* _Task details_
Output the material beneath this task exactly, images excluded.
-------
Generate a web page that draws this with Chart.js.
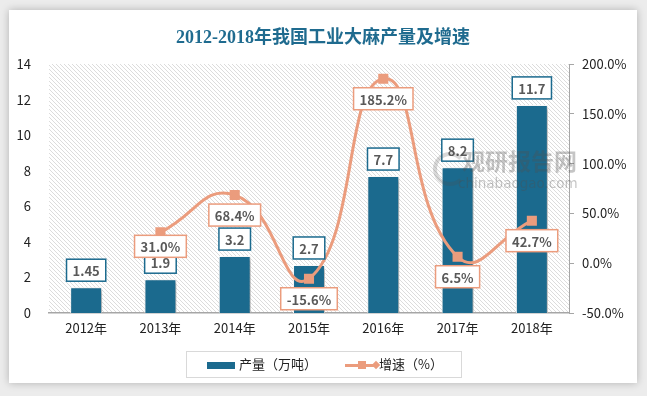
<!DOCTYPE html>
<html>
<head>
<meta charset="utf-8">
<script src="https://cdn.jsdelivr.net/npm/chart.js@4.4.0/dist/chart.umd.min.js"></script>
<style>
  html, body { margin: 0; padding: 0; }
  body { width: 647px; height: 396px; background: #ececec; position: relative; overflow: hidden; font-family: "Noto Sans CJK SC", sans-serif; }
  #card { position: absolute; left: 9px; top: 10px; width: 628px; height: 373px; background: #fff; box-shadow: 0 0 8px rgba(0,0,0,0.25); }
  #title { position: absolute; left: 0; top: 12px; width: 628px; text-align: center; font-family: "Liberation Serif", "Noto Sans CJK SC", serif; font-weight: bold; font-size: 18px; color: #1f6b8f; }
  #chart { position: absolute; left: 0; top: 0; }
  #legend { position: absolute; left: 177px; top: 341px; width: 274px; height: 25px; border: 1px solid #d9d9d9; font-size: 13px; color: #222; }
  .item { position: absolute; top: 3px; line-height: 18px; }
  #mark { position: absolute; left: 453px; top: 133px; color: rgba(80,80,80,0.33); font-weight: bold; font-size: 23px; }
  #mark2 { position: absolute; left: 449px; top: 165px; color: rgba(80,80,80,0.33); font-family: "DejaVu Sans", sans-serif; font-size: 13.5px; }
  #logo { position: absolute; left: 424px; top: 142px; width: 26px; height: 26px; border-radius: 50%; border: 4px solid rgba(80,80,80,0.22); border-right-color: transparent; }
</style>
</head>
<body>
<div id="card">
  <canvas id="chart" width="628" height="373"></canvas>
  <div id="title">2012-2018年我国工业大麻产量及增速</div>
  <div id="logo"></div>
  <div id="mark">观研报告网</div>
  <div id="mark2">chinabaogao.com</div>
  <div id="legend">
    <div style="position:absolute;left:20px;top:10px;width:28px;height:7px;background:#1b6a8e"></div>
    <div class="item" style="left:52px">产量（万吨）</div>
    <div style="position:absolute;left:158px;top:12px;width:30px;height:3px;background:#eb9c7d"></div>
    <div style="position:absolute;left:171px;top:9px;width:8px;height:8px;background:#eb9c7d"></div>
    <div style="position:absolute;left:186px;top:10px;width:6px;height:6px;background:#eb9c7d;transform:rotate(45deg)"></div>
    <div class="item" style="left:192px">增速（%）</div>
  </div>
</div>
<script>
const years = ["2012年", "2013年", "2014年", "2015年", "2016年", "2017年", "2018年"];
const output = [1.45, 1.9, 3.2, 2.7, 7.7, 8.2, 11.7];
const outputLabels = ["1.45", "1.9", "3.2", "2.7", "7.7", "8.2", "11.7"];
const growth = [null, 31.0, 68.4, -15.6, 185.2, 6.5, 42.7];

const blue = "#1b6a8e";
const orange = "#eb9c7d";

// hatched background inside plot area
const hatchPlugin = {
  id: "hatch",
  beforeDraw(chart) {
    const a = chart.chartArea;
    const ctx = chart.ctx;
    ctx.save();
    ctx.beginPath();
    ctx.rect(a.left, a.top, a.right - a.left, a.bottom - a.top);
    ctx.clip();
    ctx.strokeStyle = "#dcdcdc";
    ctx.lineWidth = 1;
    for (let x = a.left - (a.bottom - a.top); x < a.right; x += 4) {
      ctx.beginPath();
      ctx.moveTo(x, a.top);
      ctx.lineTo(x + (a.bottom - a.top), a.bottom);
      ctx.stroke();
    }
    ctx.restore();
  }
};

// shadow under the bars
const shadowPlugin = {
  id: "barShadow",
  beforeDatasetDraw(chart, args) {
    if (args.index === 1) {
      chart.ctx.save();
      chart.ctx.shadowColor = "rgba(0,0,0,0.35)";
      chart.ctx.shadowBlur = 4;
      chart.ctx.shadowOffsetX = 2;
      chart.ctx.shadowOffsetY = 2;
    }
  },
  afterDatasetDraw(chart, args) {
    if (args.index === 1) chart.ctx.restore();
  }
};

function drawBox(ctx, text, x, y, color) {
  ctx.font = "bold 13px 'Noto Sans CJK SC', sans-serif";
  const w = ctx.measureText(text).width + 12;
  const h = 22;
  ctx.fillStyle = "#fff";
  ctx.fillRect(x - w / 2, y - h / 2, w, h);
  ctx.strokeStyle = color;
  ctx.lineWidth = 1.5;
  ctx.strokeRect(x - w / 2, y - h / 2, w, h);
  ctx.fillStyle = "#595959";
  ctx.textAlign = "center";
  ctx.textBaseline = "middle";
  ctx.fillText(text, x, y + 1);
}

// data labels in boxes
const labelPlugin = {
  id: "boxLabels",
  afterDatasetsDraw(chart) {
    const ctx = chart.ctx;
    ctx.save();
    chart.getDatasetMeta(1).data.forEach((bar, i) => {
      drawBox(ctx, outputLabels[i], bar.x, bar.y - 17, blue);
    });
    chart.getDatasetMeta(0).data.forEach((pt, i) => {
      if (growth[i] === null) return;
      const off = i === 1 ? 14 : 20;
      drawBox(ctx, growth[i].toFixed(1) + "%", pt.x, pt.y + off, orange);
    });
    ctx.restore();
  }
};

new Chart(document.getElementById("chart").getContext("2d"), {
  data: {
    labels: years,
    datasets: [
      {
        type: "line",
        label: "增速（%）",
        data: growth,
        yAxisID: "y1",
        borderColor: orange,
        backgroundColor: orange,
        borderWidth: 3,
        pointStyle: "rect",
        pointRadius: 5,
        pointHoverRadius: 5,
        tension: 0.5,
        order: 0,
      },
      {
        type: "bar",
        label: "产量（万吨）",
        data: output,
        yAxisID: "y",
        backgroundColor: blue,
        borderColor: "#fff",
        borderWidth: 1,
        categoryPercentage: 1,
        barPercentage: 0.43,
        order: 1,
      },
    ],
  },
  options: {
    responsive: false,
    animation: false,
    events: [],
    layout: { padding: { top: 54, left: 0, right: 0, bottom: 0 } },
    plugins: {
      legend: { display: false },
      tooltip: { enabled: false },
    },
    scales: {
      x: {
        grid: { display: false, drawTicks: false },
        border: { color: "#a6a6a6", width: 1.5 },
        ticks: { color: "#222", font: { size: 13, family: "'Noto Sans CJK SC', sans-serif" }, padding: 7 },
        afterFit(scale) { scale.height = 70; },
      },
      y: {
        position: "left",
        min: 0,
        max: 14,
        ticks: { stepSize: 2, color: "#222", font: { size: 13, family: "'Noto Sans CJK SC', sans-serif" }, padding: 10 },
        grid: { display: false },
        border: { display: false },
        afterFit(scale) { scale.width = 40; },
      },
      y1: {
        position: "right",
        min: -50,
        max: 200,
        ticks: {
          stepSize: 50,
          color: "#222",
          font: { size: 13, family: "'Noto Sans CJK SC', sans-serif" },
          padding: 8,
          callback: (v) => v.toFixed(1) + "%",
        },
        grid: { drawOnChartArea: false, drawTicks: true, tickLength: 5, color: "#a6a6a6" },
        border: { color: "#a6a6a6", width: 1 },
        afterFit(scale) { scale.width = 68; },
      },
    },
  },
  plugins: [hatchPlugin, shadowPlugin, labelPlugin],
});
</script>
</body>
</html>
-------
* _Expected answer_
Generate a web page that draws this with Chart.js.
<!DOCTYPE html>
<html>
<head>
<meta charset="utf-8">
<script src="https://cdn.jsdelivr.net/npm/chart.js@4.4.0/dist/chart.umd.min.js"></script>
<style>
  html, body { margin: 0; padding: 0; }
  body { width: 647px; height: 396px; background: #ececec; position: relative; overflow: hidden; font-family: "Noto Sans CJK SC", sans-serif; }
  #card { position: absolute; left: 9px; top: 10px; width: 628px; height: 373px; background: #fff; box-shadow: 0 0 8px rgba(0,0,0,0.25); }
  #title { position: absolute; left: 0; top: 12px; width: 628px; text-align: center; font-family: "Liberation Serif", "Noto Sans CJK SC", serif; font-weight: bold; font-size: 18px; color: #1f6b8f; }
  #chart { position: absolute; left: 0; top: 0; }
  #legend { position: absolute; left: 177px; top: 341px; width: 274px; height: 25px; border: 1px solid #d9d9d9; font-size: 13px; color: #222; }
  .item { position: absolute; top: 3px; line-height: 18px; }
  #mark { position: absolute; left: 453px; top: 133px; color: rgba(80,80,80,0.33); font-weight: bold; font-size: 23px; }
  #mark2 { position: absolute; left: 449px; top: 165px; color: rgba(80,80,80,0.33); font-family: "DejaVu Sans", sans-serif; font-size: 13.5px; }
  #logo { position: absolute; left: 424px; top: 142px; width: 26px; height: 26px; border-radius: 50%; border: 4px solid rgba(80,80,80,0.22); border-right-color: transparent; }
</style>
</head>
<body>
<div id="card">
  <canvas id="chart" width="628" height="373"></canvas>
  <div id="title">2012-2018年我国工业大麻产量及增速</div>
  <div id="logo"></div>
  <div id="mark">观研报告网</div>
  <div id="mark2">chinabaogao.com</div>
  <div id="legend">
    <div style="position:absolute;left:20px;top:10px;width:28px;height:7px;background:#1b6a8e"></div>
    <div class="item" style="left:52px">产量（万吨）</div>
    <div style="position:absolute;left:158px;top:12px;width:30px;height:3px;background:#eb9c7d"></div>
    <div style="position:absolute;left:171px;top:9px;width:8px;height:8px;background:#eb9c7d"></div>
    <div style="position:absolute;left:186px;top:10px;width:6px;height:6px;background:#eb9c7d;transform:rotate(45deg)"></div>
    <div class="item" style="left:192px">增速（%）</div>
  </div>
</div>
<script>
const years = ["2012年", "2013年", "2014年", "2015年", "2016年", "2017年", "2018年"];
const output = [1.45, 1.9, 3.2, 2.7, 7.7, 8.2, 11.7];
const outputLabels = ["1.45", "1.9", "3.2", "2.7", "7.7", "8.2", "11.7"];
const growth = [null, 31.0, 68.4, -15.6, 185.2, 6.5, 42.7];

const blue = "#1b6a8e";
const orange = "#eb9c7d";

// hatched background inside plot area
const hatchPlugin = {
  id: "hatch",
  beforeDraw(chart) {
    const a = chart.chartArea;
    const ctx = chart.ctx;
    ctx.save();
    ctx.beginPath();
    ctx.rect(a.left, a.top, a.right - a.left, a.bottom - a.top);
    ctx.clip();
    ctx.strokeStyle = "#dcdcdc";
    ctx.lineWidth = 1;
    for (let x = a.left - (a.bottom - a.top); x < a.right; x += 4) {
      ctx.beginPath();
      ctx.moveTo(x, a.top);
      ctx.lineTo(x + (a.bottom - a.top), a.bottom);
      ctx.stroke();
    }
    ctx.restore();
  }
};

// shadow under the bars
const shadowPlugin = {
  id: "barShadow",
  beforeDatasetDraw(chart, args) {
    if (args.index === 1) {
      chart.ctx.save();
      chart.ctx.shadowColor = "rgba(0,0,0,0.35)";
      chart.ctx.shadowBlur = 4;
      chart.ctx.shadowOffsetX = 2;
      chart.ctx.shadowOffsetY = 2;
    }
  },
  afterDatasetDraw(chart, args) {
    if (args.index === 1) chart.ctx.restore();
  }
};

function drawBox(ctx, text, x, y, color) {
  ctx.font = "bold 13px 'Noto Sans CJK SC', sans-serif";
  const w = ctx.measureText(text).width + 12;
  const h = 22;
  ctx.fillStyle = "#fff";
  ctx.fillRect(x - w / 2, y - h / 2, w, h);
  ctx.strokeStyle = color;
  ctx.lineWidth = 1.5;
  ctx.strokeRect(x - w / 2, y - h / 2, w, h);
  ctx.fillStyle = "#595959";
  ctx.textAlign = "center";
  ctx.textBaseline = "middle";
  ctx.fillText(text, x, y + 1);
}

// data labels in boxes
const labelPlugin = {
  id: "boxLabels",
  afterDatasetsDraw(chart) {
    const ctx = chart.ctx;
    ctx.save();
    chart.getDatasetMeta(1).data.forEach((bar, i) => {
      drawBox(ctx, outputLabels[i], bar.x, bar.y - 17, blue);
    });
    chart.getDatasetMeta(0).data.forEach((pt, i) => {
      if (growth[i] === null) return;
      const off = i === 1 ? 14 : 20;
      drawBox(ctx, growth[i].toFixed(1) + "%", pt.x, pt.y + off, orange);
    });
    ctx.restore();
  }
};

new Chart(document.getElementById("chart").getContext("2d"), {
  data: {
    labels: years,
    datasets: [
      {
        type: "line",
        label: "增速（%）",
        data: growth,
        yAxisID: "y1",
        borderColor: orange,
        backgroundColor: orange,
        borderWidth: 3,
        pointStyle: "rect",
        pointRadius: 5,
        pointHoverRadius: 5,
        tension: 0.5,
        order: 0,
      },
      {
        type: "bar",
        label: "产量（万吨）",
        data: output,
        yAxisID: "y",
        backgroundColor: blue,
        borderColor: "#fff",
        borderWidth: 1,
        categoryPercentage: 1,
        barPercentage: 0.43,
        order: 1,
      },
    ],
  },
  options: {
    responsive: false,
    animation: false,
    events: [],
    layout: { padding: { top: 54, left: 0, right: 0, bottom: 0 } },
    plugins: {
      legend: { display: false },
      tooltip: { enabled: false },
    },
    scales: {
      x: {
        grid: { display: false, drawTicks: false },
        border: { color: "#a6a6a6", width: 1.5 },
        ticks: { color: "#222", font: { size: 13, family: "'Noto Sans CJK SC', sans-serif" }, padding: 7 },
        afterFit(scale) { scale.height = 70; },
      },
      y: {
        position: "left",
        min: 0,
        max: 14,
        ticks: { stepSize: 2, color: "#222", font: { size: 13, family: "'Noto Sans CJK SC', sans-serif" }, padding: 10 },
        grid: { display: false },
        border: { display: false },
        afterFit(scale) { scale.width = 40; },
      },
      y1: {
        position: "right",
        min: -50,
        max: 200,
        ticks: {
          stepSize: 50,
          color: "#222",
          font: { size: 13, family: "'Noto Sans CJK SC', sans-serif" },
          padding: 8,
          callback: (v) => v.toFixed(1) + "%",
        },
        grid: { drawOnChartArea: false, drawTicks: true, tickLength: 5, color: "#a6a6a6" },
        border: { color: "#a6a6a6", width: 1 },
        afterFit(scale) { scale.width = 68; },
      },
    },
  },
  plugins: [hatchPlugin, shadowPlugin, labelPlugin],
});
</script>
</body>
</html>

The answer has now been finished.